In summary, Lent is a season in the Church Calendar designed for us to prepare our hearts to fully receive the resurrected Christ at Easter. Through Christ’s suffering, death and resurrection, God the Father reconciled the whole world to Him restoring a brokenness that has existed from the Garden. As Christians, we must fully trust in this saving act to reconcile our relationships to God. Lent is a time to condition the soil of our hearts to receive this truth for the first time or to renew this truth each year as we prepare to receive anew the miracle that is the Resurrected Christ.

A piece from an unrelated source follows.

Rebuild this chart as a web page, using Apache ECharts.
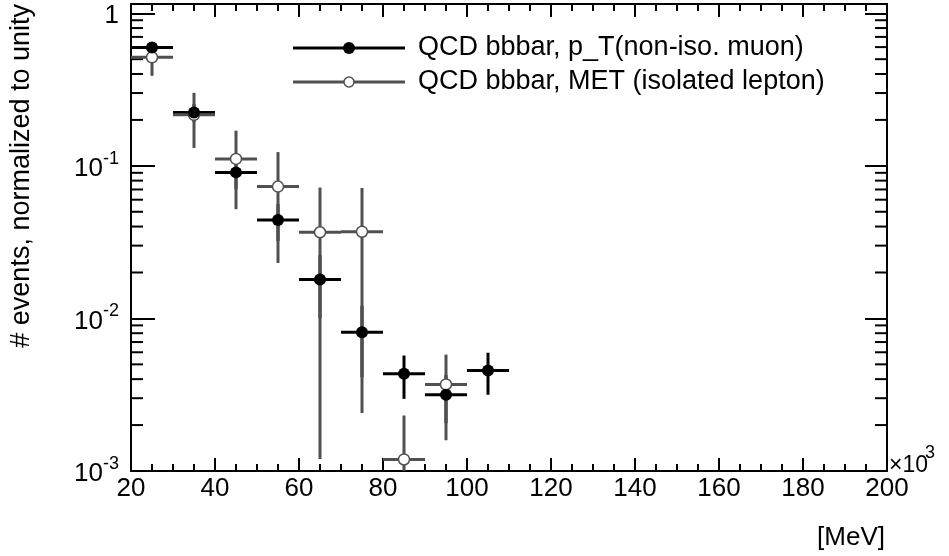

This devotional has been written to create a journey of shared focus and practice to prepare our hearts this Lenten season. It will incorporate scripture, teaching, prayer, praise and spiritual discipline challenges. The focus of our study will be Saint Peter who might be the New Testament person in greatest need of God’s grace. His bold heart had to be humbled and transformed so that he could lead the Church in a boldly humble way. He knew faith, fear and failure, but he was always ready to act. He stepped out of boats, drew swords and told lame men to stand. When they met, Jesus told Peter He would build His church upon him but Peter still had lessons to learn. The three years he spent with Jesus completely transformed his life. That transformation was the beginning of the Church and is the reason all of us stand here today as followers of Christ. May our shared Lenten study transform our hearts and empower us to continue transforming the world.